A new NOP survey has paved the way for improved schools-based giving by revealing that pupils and teachers want to increase charitable activity.
The study, funded by The Giving Campaign, shows 57 per cent of young people aged 11 to 16 want to do more for charity through their schools even though 80 per cent already give money to a cause that they think is "OK".
Teachers harbour equally positive sentiments towards fundraising with 82 per cent recognising it as a popular activity within their school and 73 per cent saying they would welcome a national event celebrating giving and community action.
Plans for such an event are already under way with the launch of Giving Nation, a Giving Campaign initiative that through the citizenship curriculum promotes giving as a concept and explores the role played by charities.
Amanda Delew, director of the Giving Campaign, said: "The results of the survey are encouraging for charities which raise funds in schools and the sector in general. Clearly young people are interested in charity and are positive about getting involved.
"Giving Nation will build on this enthusiasm, providing young people with a framework to consider charity and their role as givers. It will provide a focus for charity in the classroom and could give a boost to fundraising in schools."

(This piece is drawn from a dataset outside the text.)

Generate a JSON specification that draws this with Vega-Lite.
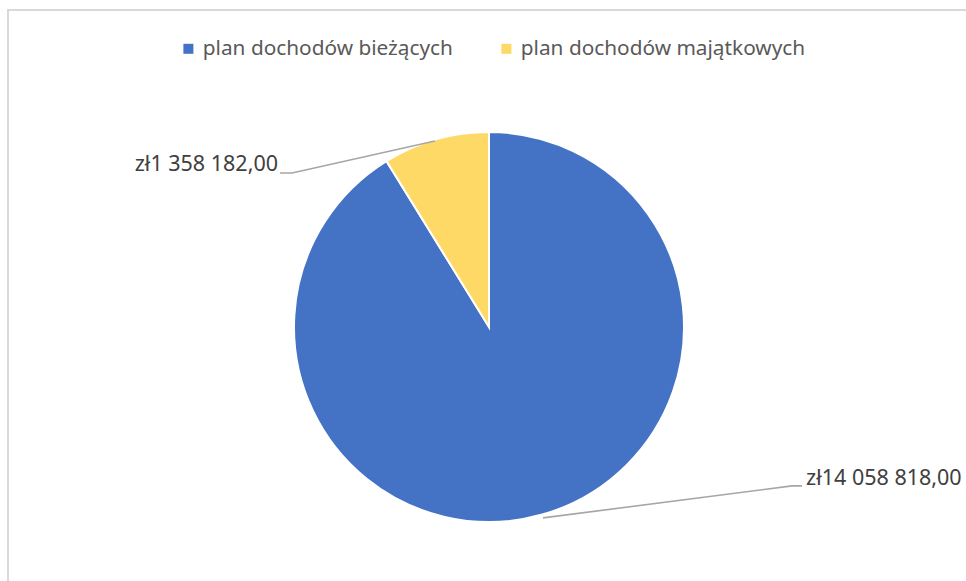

Letters promoting Giving Nation have been sent to every school in the UK. Those that respond will receive a free schools pack with guidance on how to run a Giving Nation event.
Minister for Young People Ivan Lewis said: "This survey demonstrates there is a wealth of enthusiasm and goodwill among young people keen to play a positive role in the life of their communities.
"Giving Nation provides an ideal opportunity for them to explore their interest in charity work, develop their potential and get involved to make a positive difference."
The research supports the findings of a previous survey in March that revealed 65 per cent of seven to 16 year olds had handed over money to charity within the past six months.